| What the task requires |
Take the lines from the top down to and including the one with "bg.axis('off')" and repeat them exactly. Omit images.

| Supplied material |
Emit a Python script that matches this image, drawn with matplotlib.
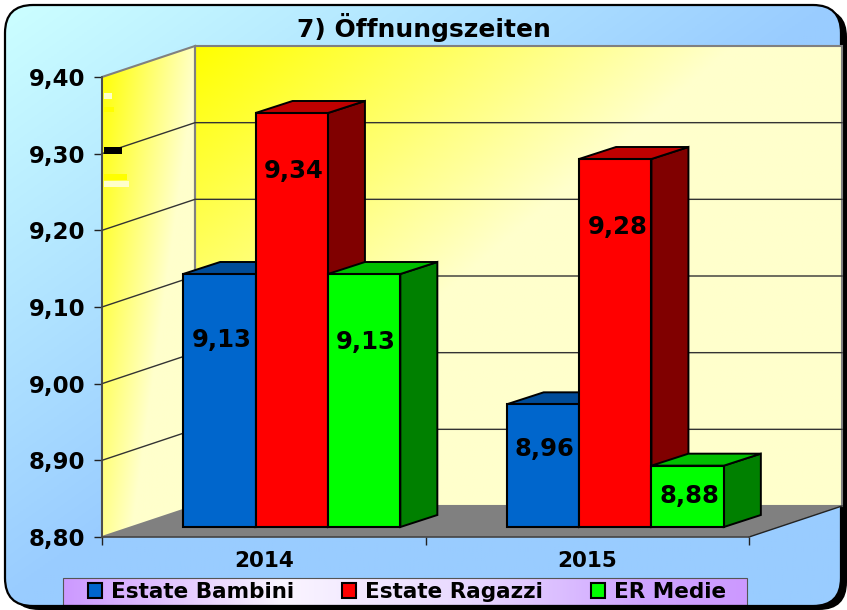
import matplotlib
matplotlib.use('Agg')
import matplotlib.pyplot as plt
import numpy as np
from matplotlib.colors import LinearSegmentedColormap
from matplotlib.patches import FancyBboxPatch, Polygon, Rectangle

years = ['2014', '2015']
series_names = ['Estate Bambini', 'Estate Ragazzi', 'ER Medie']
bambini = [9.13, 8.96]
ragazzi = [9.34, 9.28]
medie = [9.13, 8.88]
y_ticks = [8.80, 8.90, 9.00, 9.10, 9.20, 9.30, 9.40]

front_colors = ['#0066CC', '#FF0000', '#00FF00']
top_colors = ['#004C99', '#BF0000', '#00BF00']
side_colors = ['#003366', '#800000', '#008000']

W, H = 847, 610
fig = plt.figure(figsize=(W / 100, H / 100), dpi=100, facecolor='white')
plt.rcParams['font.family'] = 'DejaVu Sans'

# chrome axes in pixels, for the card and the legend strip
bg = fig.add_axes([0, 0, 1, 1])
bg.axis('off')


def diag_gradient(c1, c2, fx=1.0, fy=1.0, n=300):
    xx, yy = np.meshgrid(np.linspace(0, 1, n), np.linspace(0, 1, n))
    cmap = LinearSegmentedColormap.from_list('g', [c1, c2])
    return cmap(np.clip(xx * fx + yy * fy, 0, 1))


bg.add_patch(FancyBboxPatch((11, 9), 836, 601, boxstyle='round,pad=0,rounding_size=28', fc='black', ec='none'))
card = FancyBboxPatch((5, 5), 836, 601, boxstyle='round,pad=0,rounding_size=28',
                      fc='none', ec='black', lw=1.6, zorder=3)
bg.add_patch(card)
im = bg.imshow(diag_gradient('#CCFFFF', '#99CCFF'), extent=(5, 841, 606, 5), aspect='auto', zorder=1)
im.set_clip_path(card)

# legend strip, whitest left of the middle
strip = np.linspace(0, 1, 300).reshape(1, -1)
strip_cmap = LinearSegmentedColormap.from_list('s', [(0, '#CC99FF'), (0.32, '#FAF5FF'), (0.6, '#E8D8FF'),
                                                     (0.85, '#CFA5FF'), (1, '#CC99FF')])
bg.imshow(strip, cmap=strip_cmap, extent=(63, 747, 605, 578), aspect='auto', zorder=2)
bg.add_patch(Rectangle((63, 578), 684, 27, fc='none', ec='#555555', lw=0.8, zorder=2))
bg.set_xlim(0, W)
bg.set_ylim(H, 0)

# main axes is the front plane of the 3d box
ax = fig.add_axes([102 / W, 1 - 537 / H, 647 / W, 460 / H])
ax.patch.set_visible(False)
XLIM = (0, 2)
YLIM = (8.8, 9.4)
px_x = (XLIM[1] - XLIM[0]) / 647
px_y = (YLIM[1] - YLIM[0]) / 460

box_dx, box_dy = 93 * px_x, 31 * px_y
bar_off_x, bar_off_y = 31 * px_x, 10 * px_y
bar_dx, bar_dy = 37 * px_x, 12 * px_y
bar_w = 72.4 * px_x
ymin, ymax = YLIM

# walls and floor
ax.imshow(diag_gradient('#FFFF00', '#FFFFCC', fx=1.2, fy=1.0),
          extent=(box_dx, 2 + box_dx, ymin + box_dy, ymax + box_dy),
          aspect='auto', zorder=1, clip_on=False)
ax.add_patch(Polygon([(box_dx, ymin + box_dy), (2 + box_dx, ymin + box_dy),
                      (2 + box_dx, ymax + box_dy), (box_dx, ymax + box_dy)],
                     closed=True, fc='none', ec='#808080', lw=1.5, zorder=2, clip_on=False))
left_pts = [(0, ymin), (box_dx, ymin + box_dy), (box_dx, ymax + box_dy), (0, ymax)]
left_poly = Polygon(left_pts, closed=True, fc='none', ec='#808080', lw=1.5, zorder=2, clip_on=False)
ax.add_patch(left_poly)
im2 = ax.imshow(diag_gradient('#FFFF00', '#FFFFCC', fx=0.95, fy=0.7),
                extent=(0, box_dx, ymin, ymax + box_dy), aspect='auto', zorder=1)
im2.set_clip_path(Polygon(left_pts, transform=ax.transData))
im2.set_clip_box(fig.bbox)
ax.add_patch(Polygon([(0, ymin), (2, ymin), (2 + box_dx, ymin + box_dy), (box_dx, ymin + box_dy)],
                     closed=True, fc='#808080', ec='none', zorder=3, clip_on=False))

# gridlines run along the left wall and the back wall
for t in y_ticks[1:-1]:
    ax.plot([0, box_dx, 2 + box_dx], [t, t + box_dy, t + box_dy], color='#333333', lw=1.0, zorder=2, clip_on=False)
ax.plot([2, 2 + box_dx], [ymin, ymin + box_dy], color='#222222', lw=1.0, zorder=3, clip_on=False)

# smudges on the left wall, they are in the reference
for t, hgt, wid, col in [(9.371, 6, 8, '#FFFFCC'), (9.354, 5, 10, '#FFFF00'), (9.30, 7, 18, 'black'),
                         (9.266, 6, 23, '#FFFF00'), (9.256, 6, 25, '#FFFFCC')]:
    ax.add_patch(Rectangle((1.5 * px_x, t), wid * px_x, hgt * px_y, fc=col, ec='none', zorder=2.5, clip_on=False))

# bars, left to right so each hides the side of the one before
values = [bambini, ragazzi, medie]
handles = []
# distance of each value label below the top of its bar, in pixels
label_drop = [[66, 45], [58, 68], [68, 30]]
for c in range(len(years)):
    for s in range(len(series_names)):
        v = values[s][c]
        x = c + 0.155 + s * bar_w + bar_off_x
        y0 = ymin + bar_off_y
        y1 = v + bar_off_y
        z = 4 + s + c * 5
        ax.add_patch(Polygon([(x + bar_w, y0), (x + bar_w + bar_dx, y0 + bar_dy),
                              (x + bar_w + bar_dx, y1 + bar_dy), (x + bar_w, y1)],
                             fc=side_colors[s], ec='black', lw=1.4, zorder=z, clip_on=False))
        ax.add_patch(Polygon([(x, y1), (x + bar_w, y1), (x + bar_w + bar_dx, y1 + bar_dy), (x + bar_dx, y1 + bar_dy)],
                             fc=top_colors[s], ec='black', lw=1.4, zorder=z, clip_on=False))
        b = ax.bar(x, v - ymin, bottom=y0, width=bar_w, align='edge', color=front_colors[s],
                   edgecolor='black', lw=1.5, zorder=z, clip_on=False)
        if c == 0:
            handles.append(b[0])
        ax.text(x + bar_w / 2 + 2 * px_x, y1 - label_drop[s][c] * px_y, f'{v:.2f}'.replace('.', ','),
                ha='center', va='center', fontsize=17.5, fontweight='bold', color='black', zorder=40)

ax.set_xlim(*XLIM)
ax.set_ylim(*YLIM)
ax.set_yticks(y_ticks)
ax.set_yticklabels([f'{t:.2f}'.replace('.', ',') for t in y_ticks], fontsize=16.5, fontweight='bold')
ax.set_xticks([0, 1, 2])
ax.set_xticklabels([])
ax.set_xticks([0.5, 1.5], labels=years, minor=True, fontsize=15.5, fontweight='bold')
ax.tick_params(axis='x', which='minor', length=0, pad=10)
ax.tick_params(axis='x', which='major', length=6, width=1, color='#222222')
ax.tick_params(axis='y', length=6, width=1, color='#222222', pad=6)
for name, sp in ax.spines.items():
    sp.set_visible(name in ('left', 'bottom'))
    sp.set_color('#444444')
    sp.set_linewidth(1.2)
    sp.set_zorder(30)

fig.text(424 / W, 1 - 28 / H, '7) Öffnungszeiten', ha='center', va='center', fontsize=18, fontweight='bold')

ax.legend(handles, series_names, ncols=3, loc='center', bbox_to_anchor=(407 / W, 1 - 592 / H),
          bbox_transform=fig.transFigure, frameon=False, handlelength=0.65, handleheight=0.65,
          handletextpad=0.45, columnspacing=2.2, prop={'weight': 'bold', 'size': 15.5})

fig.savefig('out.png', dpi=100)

| Final answer |
Emit a Python script that matches this image, drawn with matplotlib.
import matplotlib
matplotlib.use('Agg')
import matplotlib.pyplot as plt
import numpy as np
from matplotlib.colors import LinearSegmentedColormap
from matplotlib.patches import FancyBboxPatch, Polygon, Rectangle

years = ['2014', '2015']
series_names = ['Estate Bambini', 'Estate Ragazzi', 'ER Medie']
bambini = [9.13, 8.96]
ragazzi = [9.34, 9.28]
medie = [9.13, 8.88]
y_ticks = [8.80, 8.90, 9.00, 9.10, 9.20, 9.30, 9.40]

front_colors = ['#0066CC', '#FF0000', '#00FF00']
top_colors = ['#004C99', '#BF0000', '#00BF00']
side_colors = ['#003366', '#800000', '#008000']

W, H = 847, 610
fig = plt.figure(figsize=(W / 100, H / 100), dpi=100, facecolor='white')
plt.rcParams['font.family'] = 'DejaVu Sans'

# chrome axes in pixels, for the card and the legend strip
bg = fig.add_axes([0, 0, 1, 1])
bg.axis('off')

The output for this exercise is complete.